All:
Pointer to article: http://www.crn.com/sections/breakingnews/dailyarchives.jhtml?articleId=54800190
Kobielus kommentary:
Clearly, Microsoft is having more trouble than it expected cutting the support umbilical for its three-generation-ago platform. For a sizeable group of Microsoft customers, NT 4.0 is stable and good enough for its core file/print server deployments. NT 4.0 users are loath to upgrade for additional features (in Windows 2000 & 2003 servers) that they just don't need.

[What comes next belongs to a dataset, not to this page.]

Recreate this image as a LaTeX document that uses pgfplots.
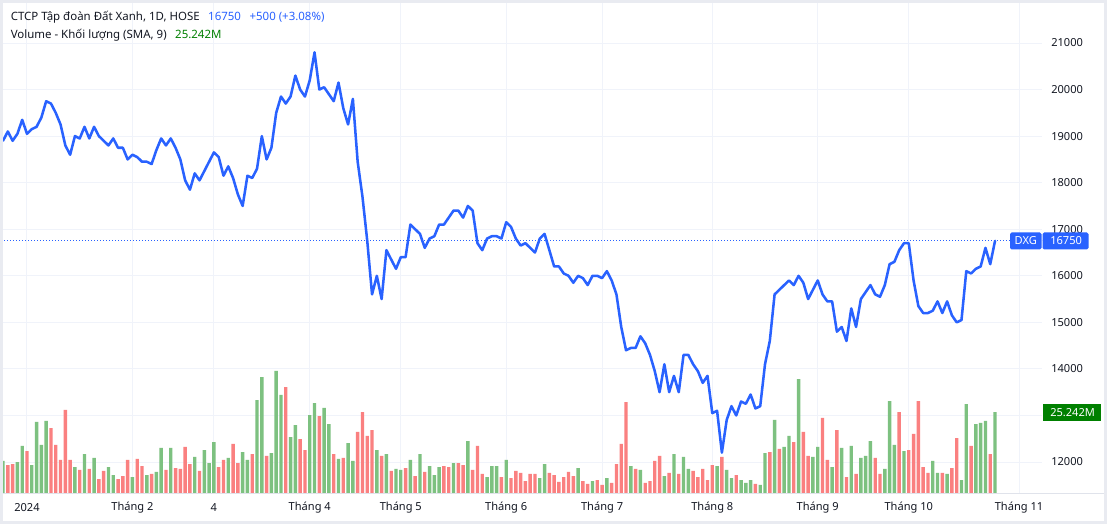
\documentclass[border=0pt]{standalone}
\usepackage{pgfplots}
\pgfplotsset{compat=1.18}
\usepackage{pgfplotstable}
\usepackage{fontspec}
\setmainfont{Noto Sans}
\definecolor{tvblue}{RGB}{41,98,255}
\definecolor{volg}{RGB}{125,193,128}
\definecolor{volr}{RGB}{250,128,128}
\definecolor{gridc}{RGB}{240,243,250}
\definecolor{txt}{RGB}{19,23,34}
\definecolor{dgreen}{RGB}{0,128,0}
\definecolor{framec}{RGB}{233,235,241}
\definecolor{axisc}{RGB}{224,227,235}

\pgfplotstableread{
i p
0 18900
1 19100
2 18900
3 19050
4 19350
5 19050
6 19150
7 19200
8 19400
9 19750
10 19700
11 19500
12 19250
13 18800
14 18600
15 19000
16 18950
17 19200
18 18950
19 19200
20 19000
21 18900
22 18800
23 18950
24 18750
25 18750
26 18500
27 18600
28 18550
29 18450
30 18450
31 18400
32 18700
33 18950
34 18800
35 18950
36 18750
37 18500
38 18050
39 17850
40 18200
41 18050
42 18250
43 18450
44 18650
45 18550
46 18150
47 18350
48 18100
49 17750
50 17500
51 18150
52 18100
53 18300
54 19000
55 18500
56 18750
57 19500
58 19850
59 19700
60 19850
61 20300
62 20000
63 19850
64 20200
65 20800
66 20000
67 20050
68 19900
69 19750
70 20150
71 19600
72 19250
73 19800
74 18450
75 17700
76 16750
77 15600
78 16000
79 15500
80 16550
81 16350
82 16150
83 16400
84 16400
85 17100
86 17000
87 16900
88 16600
89 16800
90 16850
91 17100
92 17100
93 17250
94 17400
95 17400
96 17250
97 17500
98 17400
99 16700
100 16550
101 16800
102 16850
103 16850
104 16800
105 17150
106 17050
107 16800
108 16650
109 16700
110 16600
111 16500
112 16800
113 16900
114 16550
115 16200
116 16200
117 16050
118 16000
119 15850
120 16000
121 15950
122 15800
123 16000
124 16000
125 15950
126 16100
127 15900
128 15600
129 14900
130 14400
131 14450
132 14450
133 14700
134 14550
135 14300
136 13950
137 13500
138 14100
139 13500
140 13850
141 13500
142 14300
143 14300
144 14100
145 13950
146 13700
147 13850
148 13050
149 13100
150 12200
151 12900
152 13200
153 13000
154 13300
155 13250
156 13450
157 13150
158 13200
159 14100
160 14600
161 15600
162 15700
163 15800
164 15900
165 15800
166 16000
167 15850
168 15500
169 15700
170 15900
171 15600
172 15450
173 15450
174 14800
175 14900
176 14600
177 15300
178 14900
179 15500
180 15650
181 15800
182 15600
183 15550
184 15800
185 16250
186 16300
187 16550
188 16700
189 16700
190 15900
191 15350
192 15200
193 15200
194 15250
195 15450
196 15200
197 15450
198 15150
199 15000
200 15050
201 16100
202 16050
203 16150
204 16200
205 16600
206 16250
207 16750
}\pricetab

\pgfplotstableread{
i v
0 10.2
3 9.8
4 14.8
6 8.9
7 22.2
8 15.1
9 22.5
15 8.3
17 12.3
19 11.1
22 8.3
23 5.8
27 5.2
30 5.8
32 6.8
33 14.2
35 14.2
40 11.4
42 13.5
43 9.5
44 16.0
47 11.1
50 12.9
51 10.5
53 28.9
54 36.0
56 12.6
57 37.9
58 30.5
60 17.5
61 21.2
64 24.3
65 28.0
67 26.5
68 21.5
70 10.8
72 15.7
73 10.2
78 13.5
80 12.3
82 7.7
83 7.4
85 10.5
87 12.3
89 8.6
90 5.8
91 8.3
94 9.5
97 16.3
101 5.2
102 8.6
103 8.6
105 10.5
112 4.9
113 9.2
120 8.0
123 4.0
126 4.9
131 8.6
133 7.4
138 5.5
140 12.3
142 11.4
143 7.7
149 8.6
151 7.4
152 4.9
154 4.3
155 3.4
156 4.3
158 2.8
159 12.6
161 22.8
163 14.5
164 17.9
166 35.4
169 11.4
170 14.5
173 8.3
175 14.2
177 14.8
179 11.1
180 11.7
181 16.3
184 7.7
185 28.6
186 15.1
188 13.2
194 10.2
195 6.5
197 6.2
200 4.3
201 27.7
203 21.5
204 21.9
205 22.5
207 25.242
}\greentab

\pgfplotstableread{
i v
1 8.9
2 9.2
5 13.2
10 20.3
11 15.1
12 10.5
13 25.9
14 10.5
16 7.4
18 7.7
20 4.6
21 7.1
24 4.6
25 5.5
26 10.5
28 10.8
29 8.6
31 6.2
34 7.4
36 8.0
37 7.7
38 14.5
39 9.2
41 7.1
45 8.3
46 10.5
48 15.4
49 9.5
52 12.3
55 11.7
59 32.9
62 16.9
63 13.5
66 24.0
69 12.3
71 11.1
74 19.1
75 25.2
76 17.9
77 19.7
79 11.7
81 7.1
84 8.0
86 5.5
88 6.8
92 8.6
93 8.3
95 9.5
96 8.9
98 7.4
99 14.8
100 6.2
104 5.2
106 4.9
107 7.1
108 6.5
109 4.0
110 6.2
111 6.2
114 6.5
115 5.8
116 3.7
117 5.2
118 6.8
119 5.5
121 4.0
122 3.1
124 4.3
125 2.8
127 3.4
128 9.2
129 15.4
130 28.3
132 7.7
134 3.4
135 4.0
136 10.2
137 11.7
139 6.5
141 6.2
144 7.1
145 5.2
146 7.7
147 4.3
148 8.9
150 11.4
153 5.8
157 3.1
160 12.9
162 13.9
165 16.0
167 19.1
168 11.7
171 23.4
172 10.5
174 19.7
176 5.2
178 6.2
182 11.1
183 6.2
187 25.2
189 13.5
190 18.5
191 28.6
192 8.3
193 6.5
196 6.5
198 8.0
199 17.2
202 14.8
206 12.3
}\redtab

\begin{document}
\begin{tikzpicture}
\useasboundingbox (0,0) rectangle (830.25pt,393pt);
\fill[white] (0,0) rectangle (830.25pt,393pt);
\pgfplotsset{base/.style={width=781.5pt,height=370.5pt,scale only axis,
  at={(0pt,22.5pt)},anchor=south west,xmin=-0.634,xmax=216.8,clip=true,
  scaled x ticks=false,scaled y ticks=false}}
% grid and tick labels
\begin{axis}[base,ymin=11313,ymax=21924,
  axis line style={draw=none},major tick length=0pt,
  ytick pos=right,yticklabel pos=right,
  ytick={12000,13000,14000,15000,16000,17000,18000,19000,20000,21000},
  yticklabels={12000,{},14000,15000,16000,17000,18000,19000,20000,21000},
  xtick={5,27,44,64,83,105,125,148,170,189,212},
  xticklabels={{\textbf{2024}},{Tháng 2},{4},{Tháng 4},{Tháng 5},{Tháng 6},{Tháng 7},{Tháng 8},{Tháng 9},{Tháng 10},{Tháng 11}},
  grid=major,major grid style={gridc,line width=0.75pt},
  ticklabel style={font=\fontsize{8.3pt}{10pt}\selectfont,text=txt},
  xticklabel style={anchor=center,yshift=-10.5pt},
  yticklabel style={anchor=west,inner sep=0pt,xshift=6.75pt}]
\addplot[draw=none] coordinates {(0,15000)};
\end{axis}
% volume
\begin{axis}[base,ymin=0,ymax=152.1,hide axis]
\addplot[ybar,bar width=2.55pt,bar shift=0pt,fill=volg,draw=none] table[x=i,y=v]{\greentab};
\addplot[ybar,bar width=2.55pt,bar shift=0pt,fill=volr,draw=none] table[x=i,y=v]{\redtab};
\end{axis}
% price
\begin{axis}[base,ymin=11313,ymax=21924,hide axis]
\addplot[tvblue,line width=0.75pt,dash pattern=on 0.75pt off 1.5pt] coordinates {(-1,16750) (217,16750)};
\addplot[tvblue,line width=1.9pt,line join=round,line cap=round,mark=none] table[x=i,y=p]{\pricetab};
\end{axis}
\begin{scope}[x=0.75pt,y=-0.75pt,shift={(0pt,393pt)}]
\draw[axisc,line width=0.75pt] (0,494) -- (1106,494);
\draw[framec,line width=1.9pt] (1.25,1.25) rectangle (1105.75,522.75);
% legend
\node[anchor=base west,inner sep=0pt,text=txt,font=\fontsize{8.6pt}{10pt}\selectfont] (l1) at (10.5,20.7) {CTCP Tập đoàn Đất Xanh, 1D, HOSE};
\node[anchor=base west,inner sep=0pt,text=tvblue,font=\fontsize{8.6pt}{10pt}\selectfont] (l2) at ([xshift=6pt]l1.base east) {16750};
\node[anchor=base west,inner sep=0pt,text=tvblue,font=\fontsize{8.6pt}{10pt}\selectfont] at ([xshift=6pt]l2.base east) {+500 (+3.08\%)};
\node[anchor=base west,inner sep=0pt,text=txt,font=\fontsize{8.6pt}{10pt}\selectfont] (v1) at (10.5,38.3) {Volume - Khối lượng (SMA, 9)};
\node[anchor=base west,inner sep=0pt,text=dgreen,font=\fontsize{8.6pt}{10pt}\selectfont] at ([xshift=6pt]v1.base east) {25.242M};
% price labels
\fill[tvblue,rounded corners=1.2pt] (1010,232.5) rectangle (1041.5,249.5);
\node[text=white,inner sep=0pt,font=\bfseries\fontsize{8.3pt}{10pt}\selectfont] at (1025.75,241) {DXG};
\fill[tvblue,rounded corners=1.2pt] (1042.5,232.5) rectangle (1088.5,249.5);
\node[text=white,anchor=west,inner sep=0pt,font=\bfseries\fontsize{8.3pt}{10pt}\selectfont] at (1050,241) {16750};
\fill[dgreen] (1042.5,404.5) rectangle (1101,421);
\node[text=white,anchor=west,inner sep=0pt,font=\bfseries\fontsize{8.3pt}{10pt}\selectfont] at (1050,412.75) {25.242M};
\end{scope}
\end{tikzpicture}
\end{document}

Microsoft customers are pushing back in a major way on forced migrations, and Microsoft is starting to realize that their loyalty cannot be taken for granted. Indeed, the commoditization of platforms--thanks in large part to the Linux/open source challenge--is seriously diminishing Microsoft's ability to lock customers into migrations to future Windows platforms. Also, the universal spread of service-oriented architecture (SOA) and Web services are reducing the importance of the underlying application platforms (such as Windows/.NET, J2EE, and Linux/Apache/MySQL/PPP).
Microsoft shouldn't be nickel-and-diming its longtime customers on such issues as NT 4.0 support. It has seriously strained customers' loyalty with its ill-considered Software Assurance program, its increasingly cloudy "Longhorn" roadmap, and its legendary security vulnerabilities. IMHO, the vendor should extend its flat-fee-based custom-support program for NT 4.0 indefinitely, not just through December 2006. It would notch customer-goodwill brownie points from such a move without exposing itself to exorbitant long-term financial burdens. After all, the NT 4.0 customer base is diminishing gradually due to normal attrition and Microsoft's copious incentives.
Besides, Microsoft needs its current customers' NT 4.0 deployments to prove out the value proposition (legacy consolidation/coexistence/codeployment) of its new Virtual Server 2005 product. Virtualization technologies such as this--and SOA, come to think of it--are giving older platforms a new lease on life. Any older software that can be encapsulated with Web services interfaces (WSDL, SOAP, etc.) or run in a virtualization platform can coexist and interoperate with the brave new world of Linux, "Longhorn," and any other new app platforms that the industry develops over the foreseeable future.